Carrard, 77, previously guided the Lausanne-based International Olympic Committee through its own governance reforms in the wake of the bribery scandal-hit Winter Olympics of 2002.
Fifa is currently reeling from its own corruption turmoil after seven football officials were arrested in a raid on a Zurich hotel on the eve of its congress in the Swiss city in May.
“It is vital for the future of global football to restore the integrity and reputation of its governing body,” said Carrard after being named on Tuesday.
“It's a very significant crisis, on a par with what I came across at the IOC between 1998 to 2000,” he told a tele-conference call.
“Once again we have accusations of corruption, structural reforms to put in place, interference from the political world and sponsors.
“There are similarities (with the Olympics), even if the situations are different and that the world has changed in the past 15 years.”
He said he had accepted Fifa's call to help as he considered it “important to find reforms which are acceptable to all to restore Fifa's credibility”.
“I've got this experience of already having sporting crises to manage,” he added.
Carrard, a lawyer who is a native of Lausanne, was appointed following consultation with the six football confederations and he will be assisted by representatives from two of each.
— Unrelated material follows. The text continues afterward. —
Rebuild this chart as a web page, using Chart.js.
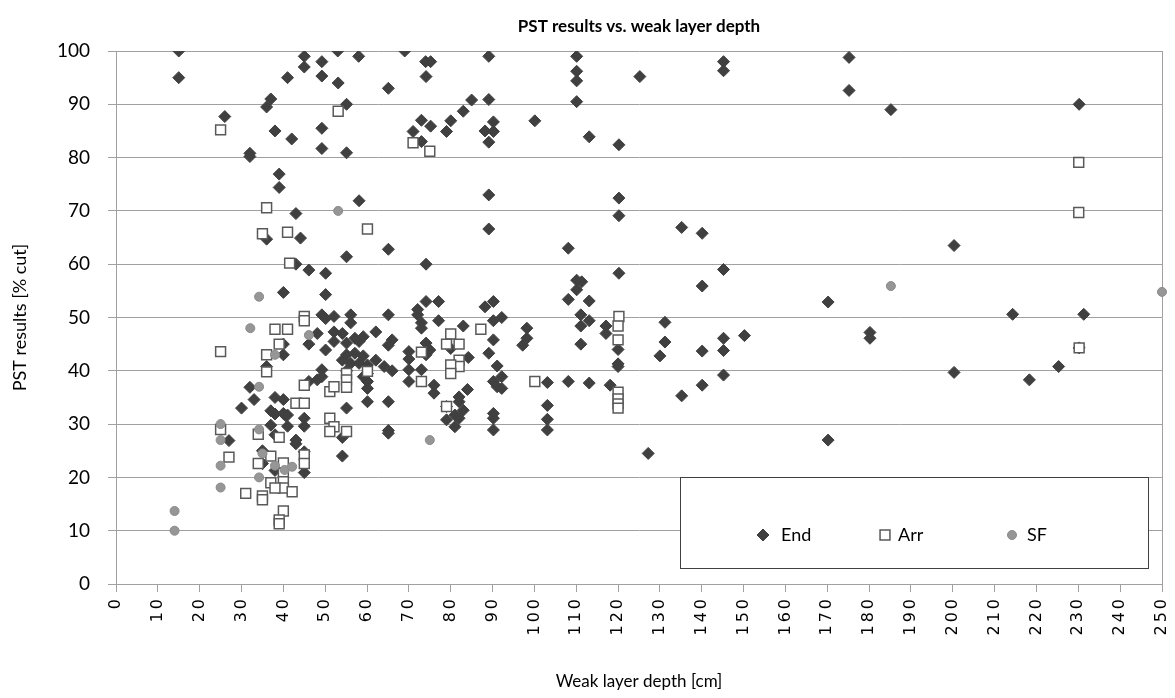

“As the independent chairman, I am committed to delivering the necessary package of credible reforms, working with representatives from within football and wider society.
“To that end, I will establish an independent advisory board, made up of representatives from outside football, to support the work of the committee and provide an additional layer of independent expertise.”
The Reform Committee will provide a preliminary update to the Fifa Executive Committee at its regular quarterly meeting on September 24th-25th, the football body said in a statement.
Fifa President Sepp Blatter, who is due to stand down in February next year when a new election will be held, said Carrard was the “right man” with a “proven track record”.
He added: “We are confident that he can help Fifa to strengthen its governance structures in a credible and meaningful way.”
The corruption scandal hit Blatter hard, with the Swiss chief, 79, subsequently vowing to step down despite winning a fifth term in May's elections in Zurich.
The vote came two days after the arrests of the seven Fifa officials, who are among 14 people facing charges in the United States over more than $150 million (137.87 million euros) of bribes for marketing and broadcasting
In parallel, Swiss investigators are looking into the awarding of the 2018 and 2022 World Cups to Russia and Qatar respectively.
The scandal led high-profile Fifa sponsors McDonald's, Coca-Cola and Visa to back calls for an independent reform commission.
Blatter said: “Fifa's commercial partners will also play a key role in the reforms, and we will be discussing with them the most productive way to include their views.”
Those commercial partners will also appoint two representatives to the commission.